As if that were not enough, Mr. Gore chose as his running mate Senator Joseph Lieberman, the Democratic Party's most vehement culture warrior and critic of Hollywood. An ally with William Bennett in crusading against gangster rap and other degrading forms of entertainment, Mr. Lieberman would bestow a "Silver Sewer Award" for the worst "cultural polluters." Mr. Lieberman has even allied himself with Republican Senators, including John McCain, in asking the Federal Communications Commission to investigate whether TV broadcasters were, in their programming choices, violating their statutory obligation to operate "in the public interest."

Most criticism of Mr. Lieberman in the entertainment industry has been muted. "It is true that Senator Lieberman has been particularly critical of the entertainment industry," said Hilary Rosen of the Recording Industry Association of America, who followed her comment with a howler: "Nonetheless, we share the common goal of doing what is right for America's youth."

In the midst of the star-studded Democratic convention in Los Angeles, the entertainment capital of the world, Mr. Gore at the last minute pulled the plug on a planned fundraiser at the Playboy Mansion. In the meantime, President Clinton made a point of expressing contrition for his moral failings at a church growth conference at Willow Creek.

When Mr. Gore introduced Mr. Lieberman as his vice-presidential nominee, the two of them invoked religion in a way that would have scandalized the media, if the Republicans had tried it. Mr. Lieberman, a Sabbath-observing Orthodox Jew, opened with prayer, quoted Scripture, called his nomination a direct miracle, and hailed Mr. Gore as "a servant of God almighty." George W. Bush merely said that his greatest influence was Jesus Christ and the press went ballistic. Mr. Lieberman went much further but received only acclaim.

"When 'progressives' cite religious sources in public debate," observed Michael Medved, "they do so to 'uplift' or 'inspire' America. If conservatives refer to the same biblical authority, then they are cast as Ayatollahs who want 'to ram their values down our throats.'"

At any rate, it is surely a good sign that even political liberals are bringing God and moral values back into the public square. So have cultural conservatives won the debate? Have the Democrats come around?

Hardly. For all of their new religiosity and moralistic rhetoric, the Democratic candidates are still committed-with a degree of fanaticism and extremism that is unbounded-to abortion on demand. Mr. Lieberman's support of abortion-even partial-birth abortion-violates the tenets of Orthodox Judaism. So does his support for the homosexual and feminist agendas.
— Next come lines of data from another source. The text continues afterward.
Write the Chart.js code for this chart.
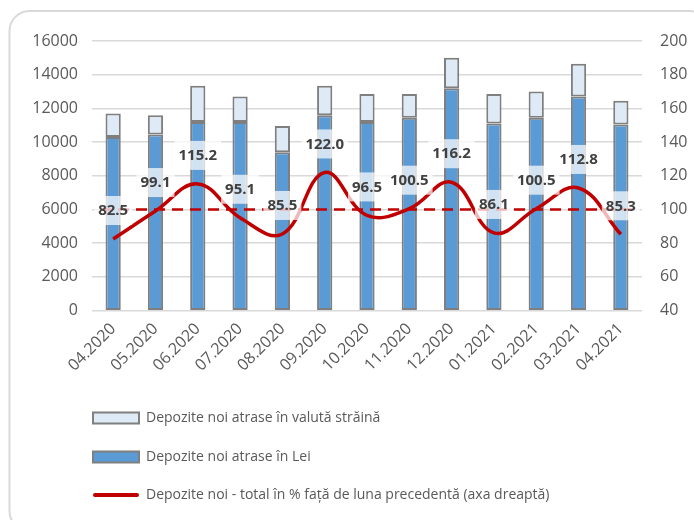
<!DOCTYPE html>
<html>
<head>
<meta charset="utf-8">
<script src="https://cdn.jsdelivr.net/npm/chart.js@4/dist/chart.umd.min.js"></script>
<style>
  html, body { margin: 0; padding: 0; background: #fff; }
  #wrap { width: 694px; height: 520px; }
</style>
</head>
<body>
<div id="wrap"><canvas id="depChart" width="694" height="520"></canvas></div>
<script>
// ======= Data =======
const luni = ['04.2020', '05.2020', '06.2020', '07.2020', '08.2020', '09.2020', '10.2020',
  '11.2020', '12.2020', '01.2021', '02.2021', '03.2021', '04.2021'];
const depLei = [10300, 10450, 11200, 11200, 9400, 11600, 11200, 11450, 13200, 11100, 11450, 12700, 11050];
const depValuta = [1400, 1150, 2150, 1500, 1550, 1750, 1650, 1400, 1800, 1750, 1550, 1950, 1400];
const depProcent = [82.5, 99.1, 115.2, 95.1, 85.5, 122.0, 96.5, 100.5, 116.2, 86.1, 100.5, 112.8, 85.3];
const pragProcent = 100;

const gri = '#595959';
const fontBase = 'Open Sans';

// rama rotunjita + fundal
const framePlugin = {
  id: 'frame',
  beforeDraw(chart) {
    const ctx = chart.ctx;
    ctx.save();
    ctx.fillStyle = '#fff';
    ctx.fillRect(0, 0, chart.width, chart.height);
    ctx.beginPath();
    ctx.roundRect(9.5, 11, 700, 520, 20);
    ctx.strokeStyle = '#d9d9d9';
    ctx.lineWidth = 2;
    ctx.stroke();
    ctx.restore();
  }
};

// linia punctata la 100% + etichetele liniei
const overlayPlugin = {
  id: 'overlay',
  afterDatasetsDraw(chart) {
    const ctx = chart.ctx;
    const area = chart.chartArea;
    const y1 = chart.scales.y1;
    const yp = y1.getPixelForValue(pragProcent);
    ctx.save();
    ctx.beginPath();
    ctx.setLineDash([11, 7]);
    ctx.moveTo(area.left + 8, yp);
    ctx.lineTo(area.right - 5, yp);
    ctx.strokeStyle = '#c00000';
    ctx.lineWidth = 2.5;
    ctx.stroke();
    ctx.setLineDash([]);

    const meta = chart.getDatasetMeta(2);
    ctx.font = 'bold 15px "' + fontBase + '"';
    ctx.textAlign = 'center';
    ctx.textBaseline = 'middle';
    meta.data.forEach((pt, i) => {
      const txt = depProcent[i].toFixed(1);
      const w = ctx.measureText(txt).width + 8;
      const cy = pt.y - 29;
      ctx.fillStyle = 'rgba(255,255,255,0.72)';
      ctx.fillRect(pt.x - w / 2, cy - 14, w, 29);
      ctx.fillStyle = '#404040';
      ctx.fillText(txt, pt.x, cy + 1);
    });
    ctx.restore();
  }
};

// legenda verticala, jos
const legendPlugin = {
  id: 'stackLegend',
  afterDraw(chart) {
    const ctx = chart.ctx;
    const ds = chart.data.datasets;
    const items = [ds[1], ds[0], ds[2]];
    const x0 = 93, ys = [418, 457, 495];
    ctx.save();
    ctx.font = '14px "' + fontBase + '"';
    ctx.textBaseline = 'middle';
    ctx.textAlign = 'left';
    items.forEach((d, i) => {
      const y = ys[i];
      if (d.type === 'line') {
        ctx.beginPath();
        ctx.moveTo(x0 + 2, y);
        ctx.lineTo(x0 + 44, y);
        ctx.strokeStyle = d.borderColor;
        ctx.lineWidth = 4;
        ctx.lineCap = 'round';
        ctx.stroke();
      } else {
        ctx.fillStyle = d.backgroundColor;
        ctx.fillRect(x0, y - 5.5, 46, 11);
        ctx.strokeStyle = d.borderColor;
        ctx.lineWidth = 2;
        ctx.strokeRect(x0, y - 5.5, 46, 11);
      }
      ctx.fillStyle = gri;
      ctx.fillText(d.label, x0 + 53, y);
    });
    ctx.restore();
  }
};

const ctx = document.getElementById('depChart');
new Chart(ctx.getContext('2d'), {
  type: 'bar',
  data: {
    labels: luni,
    datasets: [
      {
        label: 'Depozite noi atrase în Lei',
        data: depLei,
        backgroundColor: '#5b9bd5',
        borderColor: '#7f7f7f',
        borderWidth: 2,
        borderSkipped: false,
        yAxisID: 'y',
        order: 1
      },
      {
        label: 'Depozite noi atrase în valută străină',
        data: depValuta,
        backgroundColor: '#deebf7',
        borderColor: '#7f7f7f',
        borderWidth: 2,
        borderSkipped: false,
        yAxisID: 'y',
        order: 2
      },
      {
        type: 'line',
        label: 'Depozite noi - total în % față de luna precedentă (axa dreaptă)',
        data: depProcent,
        borderColor: '#c00000',
        backgroundColor: '#c00000',
        borderWidth: 3.5,
        pointRadius: 0,
        tension: 0.4,
        fill: false,
        yAxisID: 'y1',
        order: 0
      }
    ]
  },
  options: {
    responsive: false,
    animation: false,
    layout: { padding: { top: 41, left: 0, right: 0, bottom: 136 } },
    datasets: { bar: { categoryPercentage: 1, barPercentage: 0.36 } },
    plugins: {
      legend: { display: false },
      tooltip: { enabled: false }
    },
    scales: {
      x: {
        stacked: true,
        grid: { display: false, drawTicks: false },
        border: { display: false },
        ticks: {
          color: gri,
          font: { family: fontBase, size: 16 },
          minRotation: 45,
          maxRotation: 45,
          padding: 9
        }
      },
      y: {
        stacked: true,
        min: 0,
        max: 16000,
        afterFit: s => { s.width = 92; },
        grid: { color: '#d9d9d9', lineWidth: 1.5, drawTicks: false },
        border: { display: false },
        ticks: {
          stepSize: 2000,
          color: gri,
          font: { family: fontBase, size: 16 },
          padding: 14,
          callback: v => String(v)
        }
      },
      y1: {
        position: 'right',
        min: 40,
        max: 200,
        afterFit: s => { s.width = 52; },
        grid: { display: false, drawTicks: false },
        border: { display: false },
        ticks: {
          stepSize: 20,
          color: gri,
          font: { family: fontBase, size: 16 },
          padding: 18
        }
      }
    }
  },
  plugins: [framePlugin, overlayPlugin, legendPlugin]
});
</script>
</body>
</html>
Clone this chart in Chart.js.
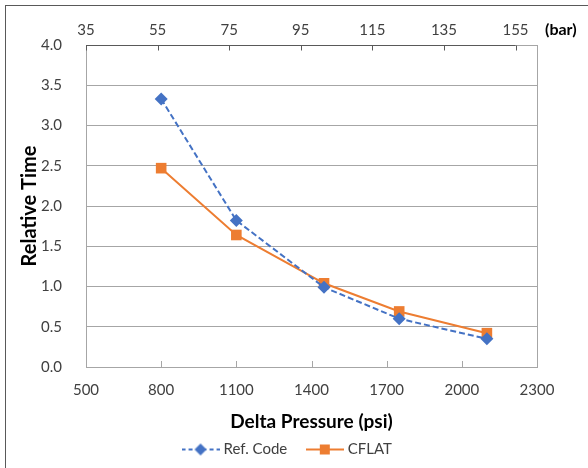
<!DOCTYPE html>
<html>
<head>
<meta charset="utf-8">
<script src="https://cdn.jsdelivr.net/npm/chart.js@4.4.1/dist/chart.umd.min.js"></script>
<style>
  html, body { margin: 0; padding: 0; background: #fff; overflow: hidden; }
  #wrap { position: relative; width: 588px; height: 468px; }
  #frame { position: absolute; left: 5px; top: 5px; width: 700px; height: 600px; border: 1px solid #595959; pointer-events: none; }
</style>
</head>
<body>
<div id="wrap">
  <canvas id="pressureChart" width="588" height="468"></canvas>
  <div id="frame"></div>
</div>
<script>
// values
const pressurePsi = [800, 1100, 1450, 1750, 2100];
const refCode = [3.33, 1.82, 0.99, 0.60, 0.35];
const cflat = [2.47, 1.64, 1.04, 0.69, 0.42];
const barTicks = [35, 55, 75, 95, 115, 135, 155];

const BLUE = '#4472C4';
const ORANGE = '#ED7D31';
const FONT = "Lato, 'Noto Sans', sans-serif";

// legend icon: short line with the marker in the middle, like Excel does it
function makeLegendIcon(color, dash, marker) {
    const c = document.createElement('canvas');
    c.width = 38;
    c.height = 14;
    const g = c.getContext('2d');
    g.strokeStyle = color;
    g.lineWidth = 2;
    g.setLineDash(dash);
    g.beginPath();
    g.moveTo(0, 7);
    g.lineTo(38, 7);
    g.stroke();
    g.fillStyle = color;
    g.beginPath();
    if (marker === 'diamond') {
        g.moveTo(19, 1); g.lineTo(25, 7); g.lineTo(19, 13); g.lineTo(13, 7);
    } else {
        g.rect(14, 2, 10, 10);
    }
    g.closePath();
    g.fill();
    return c;
}

const refIcon = makeLegendIcon(BLUE, [4, 3], 'diamond');
const cflatIcon = makeLegendIcon(ORANGE, [], 'square');

const excelFrame = {
    id: 'excelFrame',
    beforeUpdate(chart) {
        // fixed legend band height so the plot keeps its place
        const legend = chart.legend;
        if (legend && !legend._fixedFit) {
            const fit = legend.fit;
            legend.fit = function () {
                fit.call(this);
                this.height = 46;
            };
            legend._fixedFit = true;
        }
    },
    beforeDatasetsDraw(chart) {
        const { ctx, chartArea } = chart;
        ctx.save();
        ctx.strokeStyle = '#a6a6a6';
        ctx.lineWidth = 1;
        ctx.beginPath();
        ctx.moveTo(Math.round(chartArea.right) + 0.5, chartArea.top);
        ctx.lineTo(Math.round(chartArea.right) + 0.5, chartArea.bottom);
        ctx.stroke();
        ctx.restore();
    },
    afterDraw(chart) {
        const { ctx, chartArea, scales } = chart;
        ctx.save();
        ctx.lineWidth = 1;

        // bottom axis: tick marks pointing into the plot
        ctx.strokeStyle = '#a6a6a6';
        ctx.beginPath();
        scales.x.ticks.forEach(t => {
            const px = Math.round(scales.x.getPixelForValue(t.value)) + 0.5;
            ctx.moveTo(px, chartArea.bottom);
            ctx.lineTo(px, chartArea.bottom - 6);
        });
        ctx.stroke();

        // top (bar) axis line and its ticks
        const top = Math.round(chartArea.top) + 0.5;
        const x0 = scales.x2.getPixelForValue(barTicks[0]);
        const x1 = scales.x2.getPixelForValue(barTicks[barTicks.length - 1]);
        ctx.strokeStyle = '#595959';
        ctx.beginPath();
        ctx.moveTo(x0, top);
        ctx.lineTo(x1, top);
        barTicks.forEach(v => {
            const px = Math.round(scales.x2.getPixelForValue(v)) + 0.5;
            ctx.moveTo(px, top);
            ctx.lineTo(px, top + 5);
        });
        ctx.stroke();

        // unit label for the top axis
        ctx.fillStyle = '#000';
        ctx.font = "bold 16px " + FONT;
        ctx.textAlign = 'left';
        ctx.textBaseline = 'middle';
        ctx.fillText('(bar)', chartArea.right + 8, 30);
        ctx.restore();
    }
};

new Chart(document.getElementById('pressureChart'), {
    type: 'line',
    data: {
        datasets: [{
            label: 'Ref. Code',
            data: pressurePsi.map((p, i) => ({ x: p, y: refCode[i] })),
            borderColor: BLUE,
            backgroundColor: BLUE,
            borderWidth: 2,
            borderDash: [6, 3],
            pointStyle: 'rectRot',
            pointRadius: 6.5,
            pointBorderWidth: 0,
            tension: 0
        }, {
            label: 'CFLAT',
            data: pressurePsi.map((p, i) => ({ x: p, y: cflat[i] })),
            borderColor: ORANGE,
            backgroundColor: ORANGE,
            borderWidth: 2,
            pointStyle: 'rect',
            pointRadius: 7.5,
            pointBorderWidth: 0,
            tension: 0
        }]
    },
    options: {
        responsive: false,
        animation: false,
        layout: { padding: { left: 6, right: 17, top: 6, bottom: 2 } },
        plugins: {
            tooltip: { enabled: false },
            legend: {
                position: 'bottom',
                labels: {
                    usePointStyle: true,
                    pointStyleWidth: 31,
                    padding: 22,
                    color: '#404040',
                    font: { family: FONT, size: 15 },
                    generateLabels: chart => chart.data.datasets.map((ds, i) => ({
                        text: ds.label,
                        pointStyle: i === 0 ? refIcon : cflatIcon,
                        fontColor: '#404040',
                        lineWidth: 0,
                        datasetIndex: i
                    }))
                }
            }
        },
        scales: {
            x: {
                type: 'linear',
                position: 'bottom',
                min: 500,
                max: 2300,
                afterFit: s => { s.height = 53; },
                ticks: {
                    stepSize: 300,
                    autoSkip: false,
                    maxRotation: 0,
                    padding: 14,
                    color: '#404040',
                    font: { family: FONT, size: 15 },
                    callback: v => String(v)
                },
                grid: { display: false, drawTicks: false },
                border: { display: true, color: '#a6a6a6' },
                title: {
                    display: true,
                    text: 'Delta Pressure (psi)',
                    color: '#000',
                    font: { family: FONT, size: 19, weight: 'bold' },
                    padding: { top: 0, bottom: -13 }
                }
            },
            x2: {
                type: 'linear',
                position: 'top',
                min: 35,
                max: 161,
                afterFit: s => { s.height = 39; },
                afterBuildTicks: s => { s.ticks = barTicks.map(v => ({ value: v })); },
                ticks: {
                    autoSkip: false,
                    maxRotation: 0,
                    padding: 6,
                    color: '#404040',
                    font: { family: FONT, size: 15 },
                    callback: v => String(v)
                },
                grid: { display: false, drawTicks: false },
                border: { display: false }
            },
            y: {
                min: 0,
                max: 4,
                afterFit: s => { s.width = 80; },
                ticks: {
                    stepSize: 0.5,
                    padding: 24,
                    color: '#404040',
                    font: { family: FONT, size: 15 },
                    callback: v => v.toFixed(1)
                },
                grid: { color: '#a6a6a6', drawTicks: false },
                border: { display: true, color: '#a6a6a6' },
                title: {
                    display: true,
                    text: 'Relative Time',
                    color: '#000',
                    font: { family: FONT, size: 20, weight: 'bold' },
                    padding: { top: 12, bottom: 0 }
                }
            },
            y2: {
                position: 'right',
                min: 0,
                max: 4,
                afterFit: s => { s.width = 34; },
                ticks: { display: false },
                grid: { display: false, drawTicks: false },
                border: { display: false }
            }
        }
    },
    plugins: [excelFrame]
});
</script>
</body>
</html>
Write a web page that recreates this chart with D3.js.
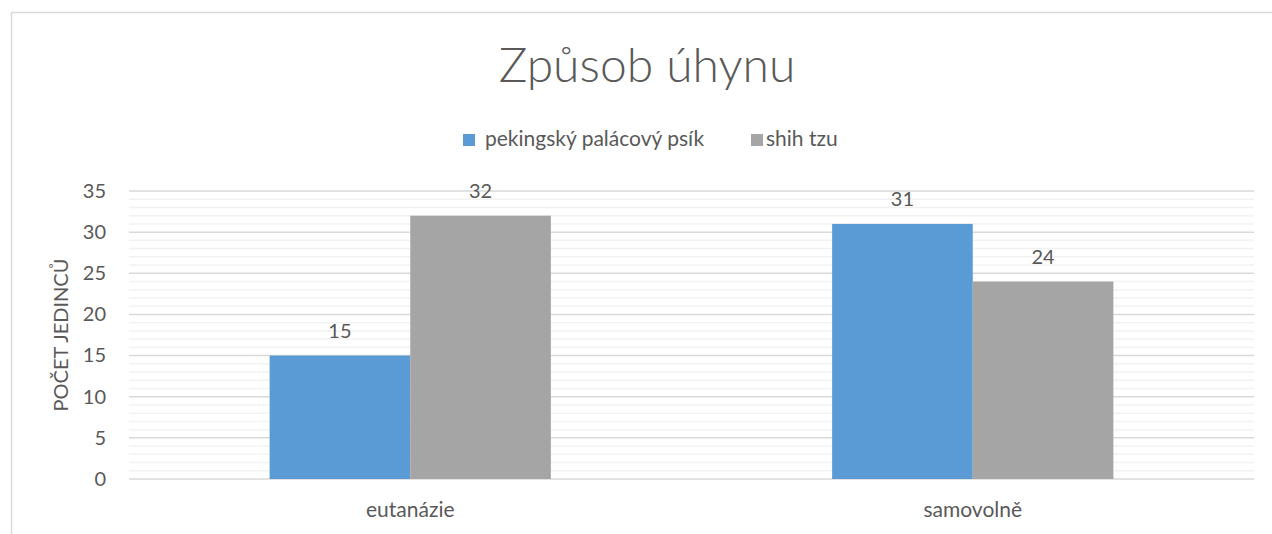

As Mr. Medved, himself an Orthodox Jew, pointed out, he gives the impression that his Judaism "is strict and unbending when it comes to kosher catering or avoiding automobiles on the Sabbath, but infinitely flexible concerning respect for human life and other tormenting moral issues." Or, as another observant Jew said, it becomes a matter of tithing mint and cummin, while omitting the weightier matters of the law (Matthew 23:23). Even calling for Hollywood to clean up its act is a tithe of cummin compared to the issue of abortion.

"While he may keep kosher and observe the Sabbath scrupulously," said Jewish columnist Don Feder, "in the political realm, Lieberman has the same allegiance to Torah values that Ted Kennedy has to Catholicism."